STATED GOAL >> From the listing below, copy every line with the word "diagram".

═════ LISTED ENTRIES ═════

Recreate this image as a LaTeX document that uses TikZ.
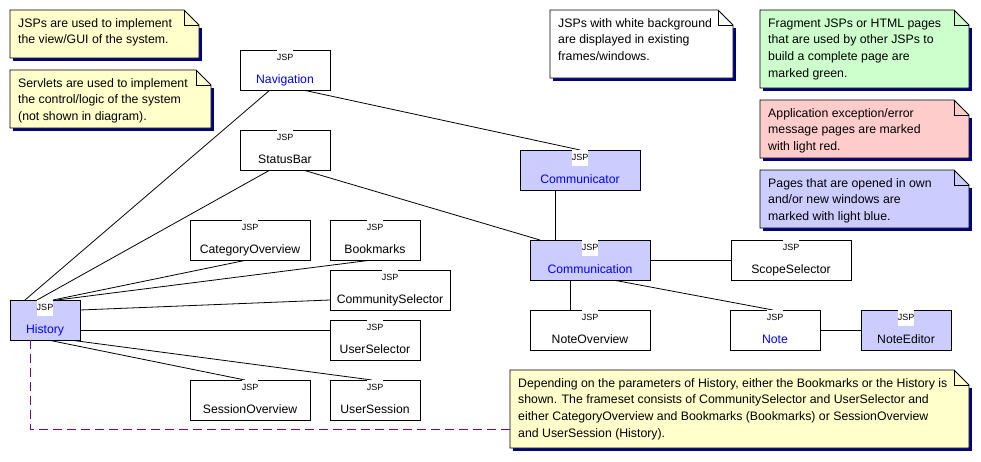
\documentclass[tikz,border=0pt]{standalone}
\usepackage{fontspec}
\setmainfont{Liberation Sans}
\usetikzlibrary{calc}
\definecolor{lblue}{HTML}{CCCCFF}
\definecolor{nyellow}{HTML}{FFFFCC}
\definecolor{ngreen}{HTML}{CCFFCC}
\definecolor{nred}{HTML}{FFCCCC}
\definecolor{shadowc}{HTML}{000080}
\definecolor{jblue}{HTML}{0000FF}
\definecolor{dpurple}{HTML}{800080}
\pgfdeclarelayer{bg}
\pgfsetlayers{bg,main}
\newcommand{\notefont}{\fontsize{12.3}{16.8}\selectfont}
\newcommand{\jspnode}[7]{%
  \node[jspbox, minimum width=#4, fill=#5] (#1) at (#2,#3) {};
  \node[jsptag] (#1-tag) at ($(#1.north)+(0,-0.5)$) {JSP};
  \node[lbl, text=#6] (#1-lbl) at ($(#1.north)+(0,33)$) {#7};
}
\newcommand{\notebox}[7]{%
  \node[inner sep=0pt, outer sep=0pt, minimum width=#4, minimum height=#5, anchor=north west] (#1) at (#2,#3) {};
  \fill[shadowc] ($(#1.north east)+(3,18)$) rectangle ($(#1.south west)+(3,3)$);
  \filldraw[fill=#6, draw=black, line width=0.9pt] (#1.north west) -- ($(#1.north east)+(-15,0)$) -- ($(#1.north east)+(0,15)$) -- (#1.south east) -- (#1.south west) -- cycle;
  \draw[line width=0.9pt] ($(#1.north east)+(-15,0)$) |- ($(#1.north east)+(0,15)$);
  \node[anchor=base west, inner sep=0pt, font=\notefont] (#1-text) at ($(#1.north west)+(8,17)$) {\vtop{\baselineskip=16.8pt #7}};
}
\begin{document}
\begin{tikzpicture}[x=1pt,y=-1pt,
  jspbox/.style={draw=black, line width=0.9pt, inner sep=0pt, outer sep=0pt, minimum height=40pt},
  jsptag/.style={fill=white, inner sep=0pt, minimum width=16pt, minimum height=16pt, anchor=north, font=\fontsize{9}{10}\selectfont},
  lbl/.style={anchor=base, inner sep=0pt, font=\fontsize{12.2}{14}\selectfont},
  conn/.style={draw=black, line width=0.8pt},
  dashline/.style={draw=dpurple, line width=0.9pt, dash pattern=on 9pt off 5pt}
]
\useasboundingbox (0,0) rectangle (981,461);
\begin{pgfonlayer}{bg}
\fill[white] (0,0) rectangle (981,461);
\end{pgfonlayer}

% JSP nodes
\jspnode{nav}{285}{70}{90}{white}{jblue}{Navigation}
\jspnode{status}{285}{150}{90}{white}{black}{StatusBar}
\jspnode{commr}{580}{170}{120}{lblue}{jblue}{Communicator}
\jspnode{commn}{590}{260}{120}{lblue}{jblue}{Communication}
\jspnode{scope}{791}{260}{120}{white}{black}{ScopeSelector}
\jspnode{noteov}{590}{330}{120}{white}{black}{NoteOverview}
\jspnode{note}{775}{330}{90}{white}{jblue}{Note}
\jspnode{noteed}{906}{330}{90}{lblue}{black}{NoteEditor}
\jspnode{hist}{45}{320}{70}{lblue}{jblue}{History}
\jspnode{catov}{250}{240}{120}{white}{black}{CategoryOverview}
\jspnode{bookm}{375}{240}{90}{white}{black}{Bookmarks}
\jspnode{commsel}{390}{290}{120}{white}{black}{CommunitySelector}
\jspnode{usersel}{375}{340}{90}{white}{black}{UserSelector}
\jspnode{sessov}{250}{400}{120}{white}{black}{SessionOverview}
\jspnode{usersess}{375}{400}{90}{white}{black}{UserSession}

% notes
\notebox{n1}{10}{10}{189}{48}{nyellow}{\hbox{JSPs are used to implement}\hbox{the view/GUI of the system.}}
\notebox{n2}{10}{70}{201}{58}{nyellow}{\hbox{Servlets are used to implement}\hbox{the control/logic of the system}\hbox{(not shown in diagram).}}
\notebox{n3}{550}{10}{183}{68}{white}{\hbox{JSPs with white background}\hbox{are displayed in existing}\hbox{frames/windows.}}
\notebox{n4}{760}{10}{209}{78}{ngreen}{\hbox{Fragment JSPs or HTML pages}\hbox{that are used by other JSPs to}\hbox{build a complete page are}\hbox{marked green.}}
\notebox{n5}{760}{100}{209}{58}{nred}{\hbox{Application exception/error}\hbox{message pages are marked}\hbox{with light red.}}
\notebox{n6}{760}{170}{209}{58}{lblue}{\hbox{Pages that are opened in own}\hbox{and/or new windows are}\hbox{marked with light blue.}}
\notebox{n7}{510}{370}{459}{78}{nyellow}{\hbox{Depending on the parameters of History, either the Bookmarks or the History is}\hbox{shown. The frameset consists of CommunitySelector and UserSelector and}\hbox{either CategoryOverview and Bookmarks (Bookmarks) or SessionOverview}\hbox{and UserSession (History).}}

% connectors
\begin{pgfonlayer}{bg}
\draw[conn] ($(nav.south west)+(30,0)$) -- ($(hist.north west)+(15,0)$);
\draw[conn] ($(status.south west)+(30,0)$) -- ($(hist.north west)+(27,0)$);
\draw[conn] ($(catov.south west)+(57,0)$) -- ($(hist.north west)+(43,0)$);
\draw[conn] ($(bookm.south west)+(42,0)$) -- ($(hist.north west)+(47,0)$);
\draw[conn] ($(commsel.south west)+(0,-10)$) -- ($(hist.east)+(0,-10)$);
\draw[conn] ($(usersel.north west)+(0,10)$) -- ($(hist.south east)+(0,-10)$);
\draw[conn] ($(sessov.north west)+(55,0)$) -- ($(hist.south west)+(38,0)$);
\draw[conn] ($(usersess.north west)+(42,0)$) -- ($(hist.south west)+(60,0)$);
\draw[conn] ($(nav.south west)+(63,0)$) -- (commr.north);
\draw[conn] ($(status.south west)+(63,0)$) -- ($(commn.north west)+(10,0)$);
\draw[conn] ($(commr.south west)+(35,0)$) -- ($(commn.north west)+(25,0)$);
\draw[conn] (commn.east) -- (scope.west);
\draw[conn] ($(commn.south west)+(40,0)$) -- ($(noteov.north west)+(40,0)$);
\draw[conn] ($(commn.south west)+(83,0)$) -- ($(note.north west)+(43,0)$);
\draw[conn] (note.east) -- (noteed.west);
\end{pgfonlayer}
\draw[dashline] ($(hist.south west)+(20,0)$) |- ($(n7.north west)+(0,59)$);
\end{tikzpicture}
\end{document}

═════
═════ LISTED ENTRIES ═════

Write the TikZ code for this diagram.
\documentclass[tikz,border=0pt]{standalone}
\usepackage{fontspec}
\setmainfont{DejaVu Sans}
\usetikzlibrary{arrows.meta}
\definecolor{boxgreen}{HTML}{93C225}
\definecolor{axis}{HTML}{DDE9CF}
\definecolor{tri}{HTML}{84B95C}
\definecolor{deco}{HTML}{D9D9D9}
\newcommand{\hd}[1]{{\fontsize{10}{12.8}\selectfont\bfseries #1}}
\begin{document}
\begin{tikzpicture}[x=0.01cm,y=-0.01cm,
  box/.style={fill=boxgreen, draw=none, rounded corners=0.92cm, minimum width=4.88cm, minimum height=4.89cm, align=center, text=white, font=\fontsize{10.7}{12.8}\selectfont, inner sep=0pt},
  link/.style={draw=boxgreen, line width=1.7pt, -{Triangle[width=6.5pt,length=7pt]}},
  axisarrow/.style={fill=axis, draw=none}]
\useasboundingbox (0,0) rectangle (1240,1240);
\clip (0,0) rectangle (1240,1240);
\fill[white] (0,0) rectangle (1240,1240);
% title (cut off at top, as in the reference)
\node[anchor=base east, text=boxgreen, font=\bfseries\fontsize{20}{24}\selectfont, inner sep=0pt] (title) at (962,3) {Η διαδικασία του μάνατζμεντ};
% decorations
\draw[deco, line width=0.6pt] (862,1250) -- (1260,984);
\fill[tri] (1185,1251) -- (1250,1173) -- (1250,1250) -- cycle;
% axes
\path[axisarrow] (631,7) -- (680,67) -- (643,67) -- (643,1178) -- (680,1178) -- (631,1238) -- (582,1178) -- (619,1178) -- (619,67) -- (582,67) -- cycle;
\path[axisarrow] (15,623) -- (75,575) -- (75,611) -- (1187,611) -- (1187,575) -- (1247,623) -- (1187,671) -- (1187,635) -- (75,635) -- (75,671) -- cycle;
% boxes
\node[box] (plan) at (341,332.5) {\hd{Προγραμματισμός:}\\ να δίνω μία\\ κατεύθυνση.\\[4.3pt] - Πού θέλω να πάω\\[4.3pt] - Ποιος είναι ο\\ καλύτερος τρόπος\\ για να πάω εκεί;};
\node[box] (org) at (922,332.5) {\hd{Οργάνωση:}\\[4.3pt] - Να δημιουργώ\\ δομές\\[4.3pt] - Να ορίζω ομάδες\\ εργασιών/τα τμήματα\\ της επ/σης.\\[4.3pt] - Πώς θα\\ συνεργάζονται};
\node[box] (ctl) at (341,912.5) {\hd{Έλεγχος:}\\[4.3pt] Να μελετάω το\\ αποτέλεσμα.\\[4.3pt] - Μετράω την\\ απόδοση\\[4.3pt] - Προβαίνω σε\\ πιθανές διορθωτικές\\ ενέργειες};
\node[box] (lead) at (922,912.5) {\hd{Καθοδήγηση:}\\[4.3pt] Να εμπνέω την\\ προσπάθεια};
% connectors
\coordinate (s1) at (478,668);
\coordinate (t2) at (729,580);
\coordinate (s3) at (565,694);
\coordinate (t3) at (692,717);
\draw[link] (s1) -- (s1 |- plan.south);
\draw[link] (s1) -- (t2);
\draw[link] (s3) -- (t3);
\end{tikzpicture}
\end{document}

═════
═════ LISTED ENTRIES ═════

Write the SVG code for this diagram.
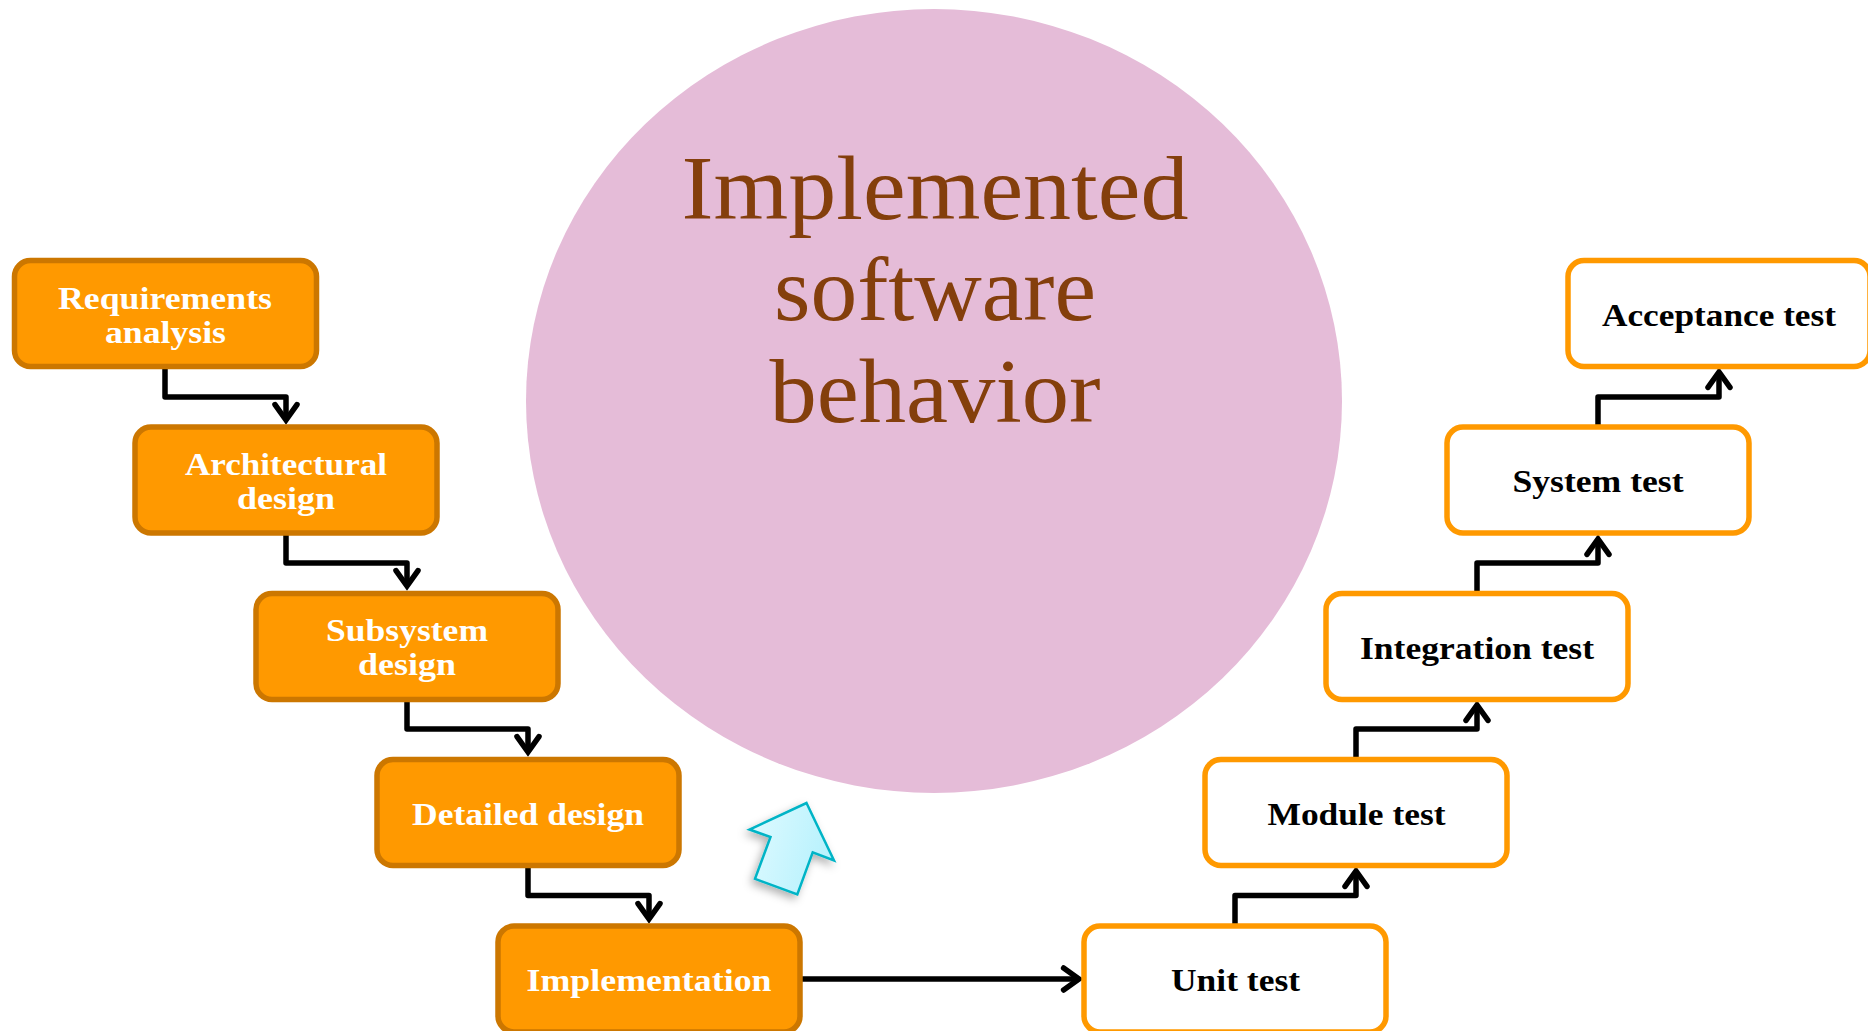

═════

TASK OUTPUT >>
\notebox{n2}{10}{70}{201}{58}{nyellow}{\hbox{Servlets are used to implement}\hbox{the control/logic of the system}\hbox{(not shown in diagram).}}
Write the TikZ code for this diagram.
Write the SVG code for this diagram.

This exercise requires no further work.